When the dates are dry, they are filled in gunny bags and sent to the market.

A farmer, Haji Abdul Jaleel Memon, who owns 250 date trees, told The Express Tribune that the sex of a tree can be discerned by the quality of the fruit it produces. “A ‘female’ date tree will either never bear dates or produce very low quality fruit if sapling from a ‘male’ tree is not attached to it,” he said. About 60 per cent of the dates are picked before they are ripe and converted into choharas, while the rest are left on the tree to develop into fresh dates.

The most important role in date farming is played by the ‘charha’, or tree climber, said Memon. A charha scales date trees with the help of a rope. However, he has to be cautious while climbing, because a small mistake can make him plummet into a world of pain and even death, Memon said. According to him, a charha is paid Rs6,000 to cut dates from  a 100 trees.
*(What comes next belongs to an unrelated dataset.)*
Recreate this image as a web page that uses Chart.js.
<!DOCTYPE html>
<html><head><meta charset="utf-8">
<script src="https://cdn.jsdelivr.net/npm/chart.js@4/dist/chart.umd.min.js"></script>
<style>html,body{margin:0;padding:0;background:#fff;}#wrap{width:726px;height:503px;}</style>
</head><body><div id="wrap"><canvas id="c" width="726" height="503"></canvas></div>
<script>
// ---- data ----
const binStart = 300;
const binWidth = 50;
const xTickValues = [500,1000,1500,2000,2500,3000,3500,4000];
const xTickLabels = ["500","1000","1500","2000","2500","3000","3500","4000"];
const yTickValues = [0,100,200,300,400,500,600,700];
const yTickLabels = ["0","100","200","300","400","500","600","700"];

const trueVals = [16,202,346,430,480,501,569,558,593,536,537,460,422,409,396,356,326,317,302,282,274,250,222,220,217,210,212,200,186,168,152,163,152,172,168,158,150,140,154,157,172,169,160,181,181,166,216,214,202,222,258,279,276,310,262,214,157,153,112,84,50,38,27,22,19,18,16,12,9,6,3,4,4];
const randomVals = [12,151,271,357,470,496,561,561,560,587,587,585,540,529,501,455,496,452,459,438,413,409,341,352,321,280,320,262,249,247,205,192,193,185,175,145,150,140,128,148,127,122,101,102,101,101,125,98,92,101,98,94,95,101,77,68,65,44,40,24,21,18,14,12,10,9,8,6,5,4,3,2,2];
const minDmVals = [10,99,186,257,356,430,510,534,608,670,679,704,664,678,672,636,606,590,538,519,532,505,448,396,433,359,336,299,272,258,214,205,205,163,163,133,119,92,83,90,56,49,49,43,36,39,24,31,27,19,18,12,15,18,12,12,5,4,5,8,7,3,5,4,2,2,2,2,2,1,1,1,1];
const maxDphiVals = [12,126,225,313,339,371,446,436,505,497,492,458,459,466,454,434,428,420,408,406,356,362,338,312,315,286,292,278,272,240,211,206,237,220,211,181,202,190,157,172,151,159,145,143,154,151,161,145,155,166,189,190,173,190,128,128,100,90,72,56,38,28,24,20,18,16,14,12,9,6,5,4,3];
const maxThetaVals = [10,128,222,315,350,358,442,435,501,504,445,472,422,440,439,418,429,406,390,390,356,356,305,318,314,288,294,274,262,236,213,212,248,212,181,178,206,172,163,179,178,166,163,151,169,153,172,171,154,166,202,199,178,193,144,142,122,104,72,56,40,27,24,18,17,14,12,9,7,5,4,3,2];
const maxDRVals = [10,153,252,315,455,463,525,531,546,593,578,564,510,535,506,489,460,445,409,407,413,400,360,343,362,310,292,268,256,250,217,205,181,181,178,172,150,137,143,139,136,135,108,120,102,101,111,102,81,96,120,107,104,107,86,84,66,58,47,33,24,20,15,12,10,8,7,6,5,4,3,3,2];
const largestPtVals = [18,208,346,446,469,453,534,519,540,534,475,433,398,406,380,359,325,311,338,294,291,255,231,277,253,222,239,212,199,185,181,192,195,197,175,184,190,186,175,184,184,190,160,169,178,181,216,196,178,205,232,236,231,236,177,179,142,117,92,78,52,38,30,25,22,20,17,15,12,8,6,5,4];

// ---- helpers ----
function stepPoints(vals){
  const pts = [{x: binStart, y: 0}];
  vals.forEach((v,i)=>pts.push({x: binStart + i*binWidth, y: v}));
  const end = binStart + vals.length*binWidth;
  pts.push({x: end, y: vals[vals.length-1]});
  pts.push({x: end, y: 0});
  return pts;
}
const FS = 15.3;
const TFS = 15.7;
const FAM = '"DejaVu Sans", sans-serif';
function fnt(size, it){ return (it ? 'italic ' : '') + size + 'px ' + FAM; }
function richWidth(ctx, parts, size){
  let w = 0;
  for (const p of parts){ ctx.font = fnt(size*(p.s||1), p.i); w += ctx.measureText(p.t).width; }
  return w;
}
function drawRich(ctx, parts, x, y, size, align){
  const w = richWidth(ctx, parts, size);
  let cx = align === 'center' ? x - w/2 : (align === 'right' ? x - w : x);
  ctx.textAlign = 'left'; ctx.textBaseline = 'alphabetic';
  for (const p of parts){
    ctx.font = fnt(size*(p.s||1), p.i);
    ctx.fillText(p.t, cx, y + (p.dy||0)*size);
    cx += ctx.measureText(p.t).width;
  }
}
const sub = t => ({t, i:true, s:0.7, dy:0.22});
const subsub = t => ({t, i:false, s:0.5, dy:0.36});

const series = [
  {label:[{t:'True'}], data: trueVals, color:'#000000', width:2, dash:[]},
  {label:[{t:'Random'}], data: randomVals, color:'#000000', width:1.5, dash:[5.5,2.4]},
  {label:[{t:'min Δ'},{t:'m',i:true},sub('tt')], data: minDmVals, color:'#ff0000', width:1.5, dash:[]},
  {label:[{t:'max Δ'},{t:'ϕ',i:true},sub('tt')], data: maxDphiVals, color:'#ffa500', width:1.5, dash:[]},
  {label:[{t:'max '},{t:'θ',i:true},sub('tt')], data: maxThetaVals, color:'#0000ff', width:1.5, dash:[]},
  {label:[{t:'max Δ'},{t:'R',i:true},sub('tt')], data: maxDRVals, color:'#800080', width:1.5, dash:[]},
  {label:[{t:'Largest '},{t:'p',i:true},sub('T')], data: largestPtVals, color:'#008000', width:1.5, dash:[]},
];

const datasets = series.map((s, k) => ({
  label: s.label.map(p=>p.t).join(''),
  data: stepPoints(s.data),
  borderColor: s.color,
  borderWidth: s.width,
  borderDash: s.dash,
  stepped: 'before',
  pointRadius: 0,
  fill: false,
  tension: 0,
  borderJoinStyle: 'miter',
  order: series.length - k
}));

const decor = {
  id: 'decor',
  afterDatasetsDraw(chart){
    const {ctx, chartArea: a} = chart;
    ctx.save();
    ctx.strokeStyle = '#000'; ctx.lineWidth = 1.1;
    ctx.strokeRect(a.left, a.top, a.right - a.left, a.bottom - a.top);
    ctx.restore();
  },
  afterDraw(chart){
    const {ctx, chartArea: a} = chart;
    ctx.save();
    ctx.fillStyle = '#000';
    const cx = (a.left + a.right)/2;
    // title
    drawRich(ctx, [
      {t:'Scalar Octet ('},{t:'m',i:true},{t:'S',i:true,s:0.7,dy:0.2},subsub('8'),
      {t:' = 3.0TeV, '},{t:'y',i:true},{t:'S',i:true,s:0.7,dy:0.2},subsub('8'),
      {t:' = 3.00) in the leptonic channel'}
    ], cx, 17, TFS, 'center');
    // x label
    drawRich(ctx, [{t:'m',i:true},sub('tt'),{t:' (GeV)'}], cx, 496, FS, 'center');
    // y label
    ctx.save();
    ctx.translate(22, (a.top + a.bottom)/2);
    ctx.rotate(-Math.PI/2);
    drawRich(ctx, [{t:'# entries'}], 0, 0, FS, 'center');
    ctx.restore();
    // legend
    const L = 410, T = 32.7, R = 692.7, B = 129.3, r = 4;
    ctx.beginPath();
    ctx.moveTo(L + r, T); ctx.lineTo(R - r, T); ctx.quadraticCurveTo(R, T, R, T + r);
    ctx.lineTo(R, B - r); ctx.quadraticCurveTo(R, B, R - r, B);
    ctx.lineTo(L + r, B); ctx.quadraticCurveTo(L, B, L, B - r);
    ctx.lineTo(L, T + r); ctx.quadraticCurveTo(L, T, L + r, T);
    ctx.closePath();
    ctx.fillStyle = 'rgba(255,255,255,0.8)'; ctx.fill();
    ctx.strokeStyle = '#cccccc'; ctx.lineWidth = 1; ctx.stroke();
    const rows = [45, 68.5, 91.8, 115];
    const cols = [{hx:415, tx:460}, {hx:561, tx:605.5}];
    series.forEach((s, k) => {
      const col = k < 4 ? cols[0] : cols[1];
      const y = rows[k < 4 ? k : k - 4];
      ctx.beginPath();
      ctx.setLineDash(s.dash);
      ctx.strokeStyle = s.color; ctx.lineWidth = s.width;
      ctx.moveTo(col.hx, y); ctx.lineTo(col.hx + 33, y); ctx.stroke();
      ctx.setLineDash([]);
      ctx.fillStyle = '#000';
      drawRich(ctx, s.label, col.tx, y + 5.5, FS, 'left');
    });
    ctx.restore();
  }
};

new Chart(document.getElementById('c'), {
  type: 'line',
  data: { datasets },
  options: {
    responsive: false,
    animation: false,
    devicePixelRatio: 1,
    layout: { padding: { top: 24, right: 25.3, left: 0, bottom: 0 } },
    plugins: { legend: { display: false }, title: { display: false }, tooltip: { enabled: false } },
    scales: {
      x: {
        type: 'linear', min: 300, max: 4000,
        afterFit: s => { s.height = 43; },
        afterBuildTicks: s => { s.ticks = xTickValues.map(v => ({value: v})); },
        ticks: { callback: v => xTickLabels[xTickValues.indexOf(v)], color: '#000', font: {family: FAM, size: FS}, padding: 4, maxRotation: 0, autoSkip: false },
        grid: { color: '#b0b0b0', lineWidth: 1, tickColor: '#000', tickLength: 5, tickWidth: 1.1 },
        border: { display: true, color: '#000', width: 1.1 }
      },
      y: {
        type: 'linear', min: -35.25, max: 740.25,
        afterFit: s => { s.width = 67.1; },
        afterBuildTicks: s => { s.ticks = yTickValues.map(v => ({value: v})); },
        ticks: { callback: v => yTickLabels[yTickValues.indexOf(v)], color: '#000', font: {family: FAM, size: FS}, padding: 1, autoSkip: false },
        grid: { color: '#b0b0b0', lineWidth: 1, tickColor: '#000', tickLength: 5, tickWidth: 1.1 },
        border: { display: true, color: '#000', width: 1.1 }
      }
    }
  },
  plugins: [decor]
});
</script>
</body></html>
He added that an experienced charha can procure dates from 15 to 20 trees in a day.

Jameel Ahmed, 32, has been climbing date trees for the last 17 years. “It took me a year to complete my training as a charha,” he told The Express Tribune.

The president of the Khairpur date market, Haji Mohammad Bashir Arain, told The Express Tribune that there are many varieties of dates produced in the district, including Aseel, Karbalai, Eiden Shah and Fasli, which are the best types. He said that 250,000 to 300,000 tonnes of dates are produced annually in Khairpur. “Around 80 per cent of dried dates are exported to India,” said Arain. “About 40 per cent of fresh dates are exported to different countries including the United States, United Kingdom, China, Canada, Germany and Japan. Every year we export dates worth seven billion rupees.”

Arain lamented the lack of government support for the fruit’s farmers and exporters. “Khairpur is the chief minister’s district, but he acts like a stepmother. The roads and sheds in the market have been constructed by the shopkeepers themselves,” said Arain. “Besides adding a huge amount to the national exchequer, the date farmers, processors and exporters are providing jobs to thousands of people. I don’t know why the government is ignoring us.”

Published in The Express Tribune, July 27th, 2012.